Il pasticcio c’è tutto. Di mezzo pure la magistratura in una fase così delicata per il governo alle prese con la riforma della giustizia. Ma la grana emiliano romagnola, con l’iscrizione nel registro degli indagati di Matteo Richetti e Stefano Bonaccini nell’ormai nota inchiesta spese pazze che ha toccato quasi tutte le regioni italiane – entrambi candidati alle primarie Pd di fine ottobre per le prossime regionali – potrebbe togliere le castagne dal fuoco al premier e segretario del Pd Matteo Renzi. E mettere fine a una diatriba che va avanti da qualche settimana con Graziano Delrio, sottosegretario alla presidenza del Consiglio, sempre più stretto a palazzo Chigi e, a quanto si dice, «pronto» a correre per la storica regione rossa. Del come potrebbe accadere – magari con un rimescolamento dei candidati alle primarie – ancora non è chiaro. Ma sarebbero in tanti a spingere per questa opzione unica a favore del sottosegretario che secondo indiscrezioni non vorrebbe più stare nell’esecutivo.
E’ infatti questa la sensazione in alcuni ambienti di centrosinistra e centrodestra al termine di una giornata convulsa, iniziata con il ritiro della candidatura di Richetti e la successiva iscrizione dello stesso nel registro degli indagati dalla procura di Bologna. Le due cose non sarebbero collegate, anche se il Movimento Cinque Stelle di Beppe Grillo grida vittoria. In particolare Andrea Defranceschi, consigliere regionale del movimento, che aveva in passato presentato un esposto sull’uso dell’auto blu da parte dell’esponente democrat. In ogni caso, dopo un pomeriggio di insinuazioni e dietrologie su da che parte stesse la magistratura è arrivata pure l’iscrizione di Bonaccini, che però, dopo un colloquio proprio con Renzi, avrebbe annunciato invece di non volersi ritirare dalla competizione.
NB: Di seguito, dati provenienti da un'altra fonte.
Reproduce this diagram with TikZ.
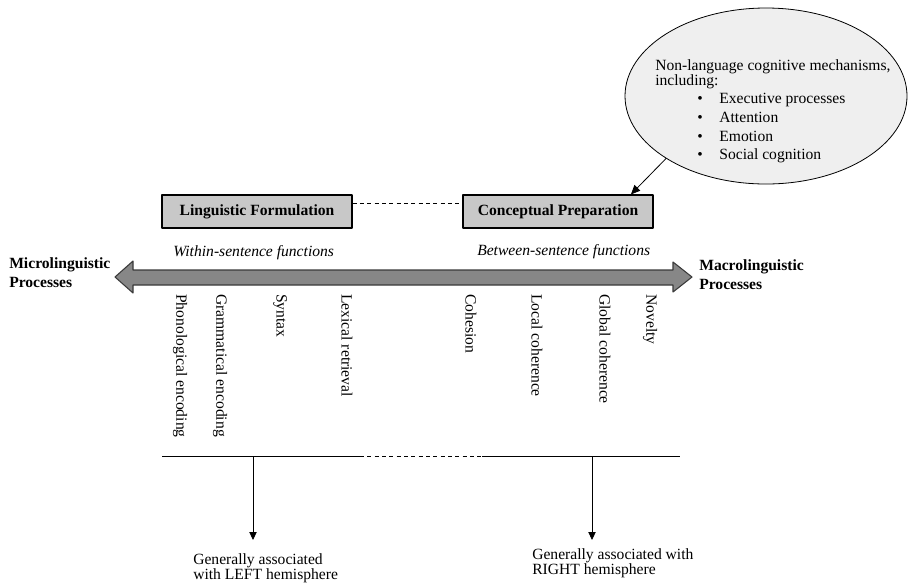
\documentclass[tikz,border=0pt]{standalone}
\usepackage{fontspec}
\setmainfont{Liberation Serif}
\usetikzlibrary{arrows.meta,shapes.geometric}
\definecolor{boxgray}{HTML}{C8C8C8}
\definecolor{arrowgray}{HTML}{878787}
\definecolor{arrowedge}{HTML}{3A3A3A}
\definecolor{ellgray}{HTML}{EFEFEF}

\begin{document}
\begin{tikzpicture}[x=0.75pt,y=-0.75pt,line join=round,
  font=\fontsize{11.7}{11.25}\selectfont,
  procbox/.style={draw,line width=0.8pt,fill=boxgray,minimum width=142.5pt,
    minimum height=24.75pt,inner sep=0pt,font=\fontsize{11.7}{13}\selectfont\bfseries},
  vlab/.style={rotate=-90,anchor=west,inner sep=0pt},
  txt/.style={anchor=north west,inner sep=0pt,align=left},
  endlab/.style={txt,font=\fontsize{11.7}{14.25}\selectfont\bfseries},
  fnlab/.style={anchor=base west,inner sep=0pt,font=\fontsize{11.7}{13}\selectfont\itshape},
  drop/.style={-{Triangle[length=6pt,width=5.5pt]},line width=0.6pt},
  gap/.style={dash pattern=on 3pt off 2.5pt,line width=0.6pt}]
\useasboundingbox (0,0) rectangle (913,583);

% non-language mechanisms
\node[ellipse,draw,fill=ellgray,line width=0.6pt,minimum width=211.5pt,
  minimum height=132pt,inner sep=0pt] (cog) at (766,96) {};
\node[txt] (cogtxt) at (655,59) {Non-language cognitive mechanisms,\\
including:\\[2.75pt]
\hspace*{31.5pt}\textbullet\hspace{12.5pt}Executive processes\\[2.75pt]
\hspace*{31.5pt}\textbullet\hspace{12.5pt}Attention\\[2.75pt]
\hspace*{31.5pt}\textbullet\hspace{12.5pt}Emotion\\[2.75pt]
\hspace*{31.5pt}\textbullet\hspace{12.5pt}Social cognition};

% the two stages
\node[procbox] (ling) at (257,211.5) {Linguistic Formulation};
\node[procbox] (concept) at (558,211.5) {Conceptual Preparation};
\draw[gap] ([yshift=6pt]ling.east) -- ([yshift=6pt]concept.west);
\draw[-{Triangle[length=7pt,width=6pt]},line width=0.6pt] (cog.south west) -- ([xshift=-17pt]concept.north east);

\node[fnlab] (within) at (173,256) {Within-sentence functions};
\node[fnlab] (between) at (477,255) {Between-sentence functions};

% the continuum
\draw[line width=0.8pt,draw=arrowedge,fill=arrowgray] (115,277) -- (133,261) -- (133,270)
  -- (673,270) -- (673,262) -- (692,277) -- (673,292) -- (673,285) -- (133,285)
  -- (133,293) -- cycle;
\node[endlab] (micro) at (9,257) {Microlinguistic\\Processes};
\node[endlab] (macro) at (699,259) {Macrolinguistic\\Processes};

% processes along it
\node[vlab] (phon) at (180,294) {Phonological encoding};
\node[vlab] (gram) at (220,294) {Grammatical encoding};
\node[vlab] (syntax) at (280,294) {Syntax};
\node[vlab] (lexical) at (347,294) {Lexical retrieval};
\node[vlab] (cohesion) at (471,294) {Cohesion};
\node[vlab] (local) at (537,294) {Local coherence};
\node[vlab] (global) at (605,294) {Global coherence};
\node[vlab] (novelty) at (650,294) {Novelty};

% hemispheres
\coordinate (baseL) at (162,456);
\coordinate (gapL) at (360,456);
\coordinate (gapR) at (482,456);
\coordinate (baseR) at (680,456);
\coordinate (leftdrop) at (253,456);
\coordinate (rightdrop) at (592,456);
\coordinate (leftend) at (253,540);
\coordinate (rightend) at (592,540);
\draw[line width=0.6pt] (baseL) -- (gapL);
\draw[gap] (gapL) -- (gapR);
\draw[line width=0.6pt] (gapR) -- (baseR);
\draw[drop] (leftdrop) -- (leftend);
\draw[drop] (rightdrop) -- (rightend);
\node[txt] (lefthemi) at (193,553) {Generally associated\\with LEFT hemisphere};
\node[txt] (righthemi) at (532,548) {Generally associated with\\RIGHT hemisphere};
\end{tikzpicture}
\end{document}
Ma le carte sono ancora troppo mescolate. Il fronte è convulso. Anche perché Bonaccini è pure responsabile enti locali del Nazareno, punto di raccordo con la vecchia ditta di Pier Luigi Bersani e Massimo D’Alema. Di chiarezza ce n’è poca. C’è chi nel centrosinistra se la prende persino con la magistratura. «Facciamo così, per risparmiare tempo chiediamo alla Procura di Bologna chi vuole alla presidenza della Regione…»: scrive su Facebook a metà giornata l’assessore uscente alla cultura della Regione Emilia-Romagna, Massimo Mezzetti (Sel). Di mezzo c’è pure la prossima segreteria di giovedì e il possibile rimpasto di governo. In sostanza troppa carne al fuoco che ha spinto Renzi a invitare i suoi alla calma.
Maria Elena Boschi, ministro per le Riforme, dice ad esempio: «Non è stato Renzi a chiedere a Richetti di non candidarsi. Mi auguro che Bonaccini possa dimostrare la sua innocenza, adesso valuterà lui cosa fare». Prudenza anche nelle parole del vicesegretario Pd Lorenzo Guerini: «Guardiamo con rispetto la decisione di Richetti di non candidarsi alle primarie e apprezziamo il suo gesto di tutelare il bene del Pd e dell’istituzione regionale. In attesa di notizie ufficiali, confidiamo potrà dimostrare la sua totale estraneità ai fatti che gli verrebbero contestati». Parole simili a quelle del segretario bolognese del Pd Raffaele Donini: «Rispetto la sua scelta personale». A margine della Festa dell’Unità di Firenze, invece, Massimo D’Alema spiega: «Quando la magistratura indaga bisogna rispettarne l’attività. Naturalmente noi sappiamo che in tantissimi casi si concludono con il proscioglimento degli indagati o con l’archiviazione. Siamo fiduciosi, seguiamo con rispetto le indagini».
Del resto dalle parti del Pd sul fronte emiliano romagnolo c’è fiducia, perché nel centrodestra è calma piatta: nè Lega Nord, nè Forza Italia, nè Ncd hanno candidati da presentare. Il centrosinistra dovrebbe avere partita facile. A meno che Grillo non peschi dalle primarie interne ai grillini un nome forte capace di spaccare il fronte «rosso». Se dovesse candidarsi, Delrio avrebbe partita facile. Le sue deleghe di sottosegretario passerebbero a Luca Lotti che diventerebbe così il vero nuovo Gianni Letta di palazzo Chigi. Con Lapo Pistelli pronto a diventare ministro degli Esteri, Renzi non avrebbe più nemmeno problemi di rimpasto. E potrebbe così terminare le litigate con l’amico Graziano, pronto a tornare al «lavoro» che più gli piace, a stretto contatto con l’amministrazione pubblica e gli enti locali.